The fact is, murder is murder, whether it is a white cop murdering a Black citizen or a Black man murdering a white cop. 

You can make the case, as some of the pundits have tried to do, and others will continue to do, that the killing of the white cops was a response of the rage of the Black communities, which feel the cops are an occupying force and who have no faith in the cops. But when a man pulls a trigger as a sniper in Dallas, he is not a soldier expressing the will of a group, or a revolutionary expressing the rage of an under class: He is simply a murderer.  He is not the bull driven to rage by the banderillas he is simply a mad dog who has to be put down.

The fact is, the response of the Black community, if such a thing exists might be better expressed by that amazing woman who sat in her car seat and video'd the murder of her boyfriend by police in a suburb of St. Paul, MN.  Clearly, she could not call 9-11 for help. 9-11 had already arrived and it was the problem.  So she called out to the internet for help. She might have believed there were other people out there, some of them white, who might help her. 

If NPR radio is to be believed, fewer police have died in the line of duty over the past five years than in previous years. Police are actually not being killed, even with the six dead in Dallas with increasing frequency.   But that does not matter when you think about Dallas. Statistics are scant comfort to the families of those dead cops. Murder is murder, not revolution, not a political statement, not an expression of the rage of an underclass. It is simply murder. No way to justify the snipers. No way to justify those cops who  are murderers. 

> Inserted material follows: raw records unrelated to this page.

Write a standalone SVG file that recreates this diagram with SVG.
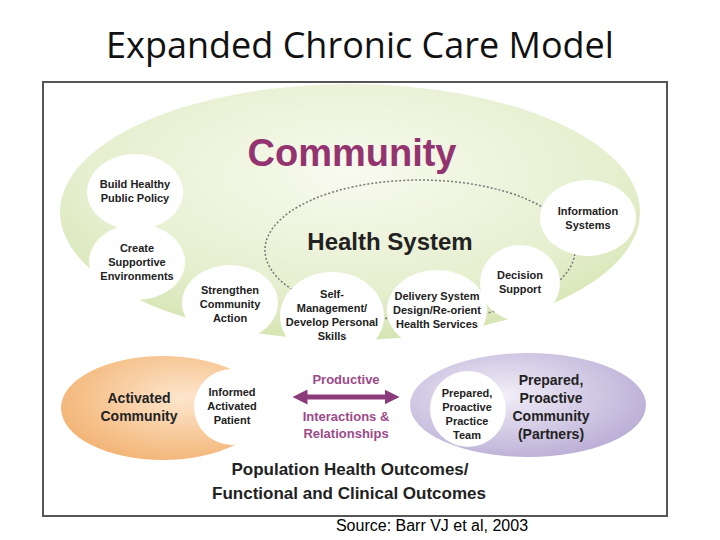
<svg xmlns="http://www.w3.org/2000/svg" width="720" height="540" viewBox="0 0 720 540">
<defs>
<radialGradient id="g" cx="0.5" cy="0.35" r="0.65"><stop offset="0" stop-color="#f8faef"/><stop offset="0.7" stop-color="#e6efcf"/><stop offset="1" stop-color="#d6e5b3"/></radialGradient>
<radialGradient id="o" cx="0.6" cy="0.4" r="0.7"><stop offset="0" stop-color="#fde6cc"/><stop offset="1" stop-color="#f2b06e"/></radialGradient>
<radialGradient id="p" cx="0.4" cy="0.4" r="0.7"><stop offset="0" stop-color="#f1eef8"/><stop offset="1" stop-color="#b6a9d3"/></radialGradient>
<marker id="ah" viewBox="0 0 10 10" refX="5" refY="5" markerWidth="3" markerHeight="3" orient="auto-start-reverse"><path d="M0,0L10,5L0,10z" fill="#8b3a7a"/></marker>
<style>
.t{font-family:"Liberation Sans",Arial,sans-serif;font-weight:bold;fill:#222;text-anchor:middle}
.s{font-size:11px}
.c{fill:#fff}
</style>
</defs>
<rect width="720" height="540" fill="#fff"/>
<text x="360" y="58" font-family="'Open Sans',Calibri,sans-serif" font-size="36" text-anchor="middle" fill="#111">Expanded Chronic Care Model</text>
<rect x="43" y="82" width="624" height="434" fill="#fff" stroke="#555" stroke-width="2"/>
<g id="community"><ellipse cx="350" cy="212" rx="290" ry="128" fill="url(#g)"/>
<text class="t" x="352" y="166" font-size="38" style="fill:#93336f">Community</text></g>
<g id="connectors"><ellipse cx="420" cy="250" rx="155" ry="70" fill="none" stroke="#777" stroke-width="1.5" stroke-dasharray="2,2"/>
<line x1="300" y1="397" x2="392" y2="397" stroke="#8b3a7a" stroke-width="5" marker-start="url(#ah)" marker-end="url(#ah)"/></g>
<g id="health"><text class="t" x="390" y="250" font-size="24">Health System</text></g>
<g id="n1"><ellipse class="c" cx="135" cy="192" rx="48" ry="38"/><text class="t s" x="135" y="188">Build Healthy<tspan x="135" dy="14">Public Policy</tspan></text></g>
<g id="n2"><ellipse class="c" cx="137" cy="262" rx="48" ry="38"/><text class="t s" x="137" y="252">Create<tspan x="137" dy="14">Supportive</tspan><tspan x="137" dy="14">Environments</tspan></text></g>
<g id="n3"><ellipse class="c" cx="230" cy="303" rx="48" ry="38"/><text class="t s" x="230" y="294">Strengthen<tspan x="230" dy="14">Community</tspan><tspan x="230" dy="14">Action</tspan></text></g>
<g id="n4"><ellipse class="c" cx="332" cy="316" rx="52" ry="44"/><text class="t s" x="332" y="298">Self-<tspan x="332" dy="14">Management/</tspan><tspan x="332" dy="14">Develop Personal</tspan><tspan x="332" dy="14">Skills</tspan></text></g>
<g id="n5"><ellipse class="c" cx="437" cy="310" rx="50" ry="40"/><text class="t s" x="437" y="300">Delivery System<tspan x="437" dy="14">Design/Re-orient</tspan><tspan x="437" dy="14">Health Services</tspan></text></g>
<g id="n6"><ellipse class="c" cx="520" cy="283" rx="40" ry="38"/><text class="t s" x="520" y="279">Decision<tspan x="520" dy="14">Support</tspan></text></g>
<g id="n7"><ellipse class="c" cx="588" cy="218" rx="48" ry="38"/><text class="t s" x="588" y="215">Information<tspan x="588" dy="14">Systems</tspan></text></g>
<g id="activated"><ellipse cx="163" cy="408" rx="102" ry="52" fill="url(#o)"/><text class="t" font-size="14" x="139" y="403">Activated<tspan x="139" dy="18">Community</tspan></text>
<circle class="c" cx="232" cy="407" r="38"/><text class="t s" x="232" y="396">Informed<tspan x="232" dy="14">Activated</tspan><tspan x="232" dy="14">Patient</tspan></text></g>
<g id="prod"><text class="t" font-size="13" x="346" y="384" style="fill:#9b4a8a">Productive</text>
<text class="t" font-size="13" x="346" y="421" style="fill:#9b4a8a">Interactions &amp;<tspan x="346" dy="17">Relationships</tspan></text></g>
<g id="prepared"><ellipse cx="528" cy="405" rx="118" ry="52" fill="url(#p)"/><circle class="c" cx="468" cy="409" r="38"/>
<text class="t s" x="467" y="397">Prepared,<tspan x="467" dy="14">Proactive</tspan><tspan x="467" dy="14">Practice</tspan><tspan x="467" dy="14">Team</tspan></text>
<text class="t" font-size="14" x="551" y="385">Prepared,<tspan x="551" dy="18">Proactive</tspan><tspan x="551" dy="18">Community</tspan><tspan x="551" dy="18">(Partners)</tspan></text></g>
<g id="outcomes"><text class="t" font-size="17" x="350" y="475">Population Health Outcomes/<tspan x="349" dy="24">Functional and Clinical Outcomes</tspan></text></g>
<text x="432" y="531" font-family="'Liberation Sans',Arial,sans-serif" font-size="16" text-anchor="middle" fill="#000">Source: Barr VJ et al, 2003</text>
</svg>
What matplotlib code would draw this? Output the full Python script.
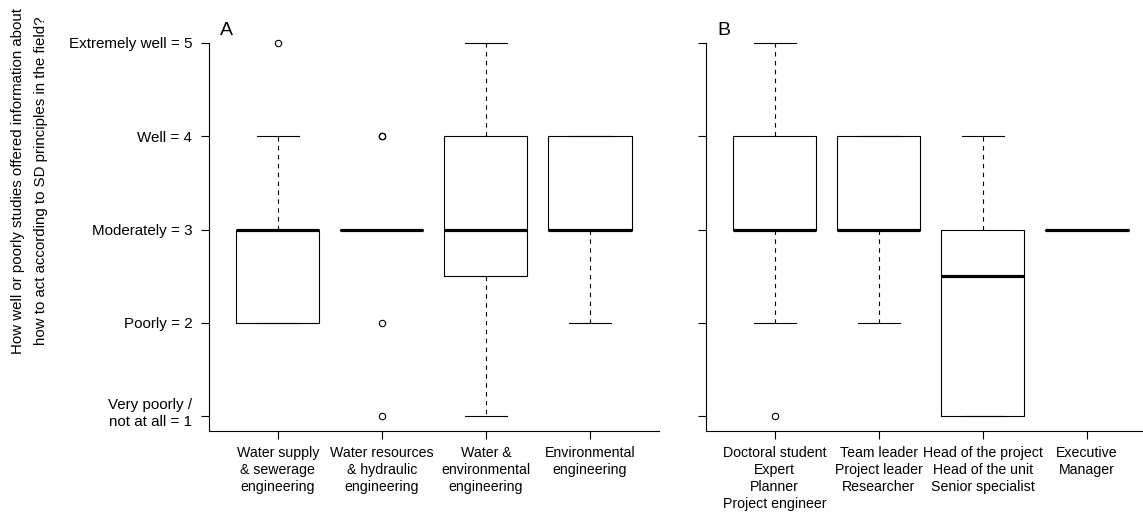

Each case is separate, must be tried separately. 

Once again, we might think again about the way policing is now done in this country, in every town and city.  We might learn from others, like the English. We might learn from the past, when we had cops on the beat who knew the members of the community personally.  But even if we do all the right things, as long as there are guns and as long as there are lunatics, we will have murder.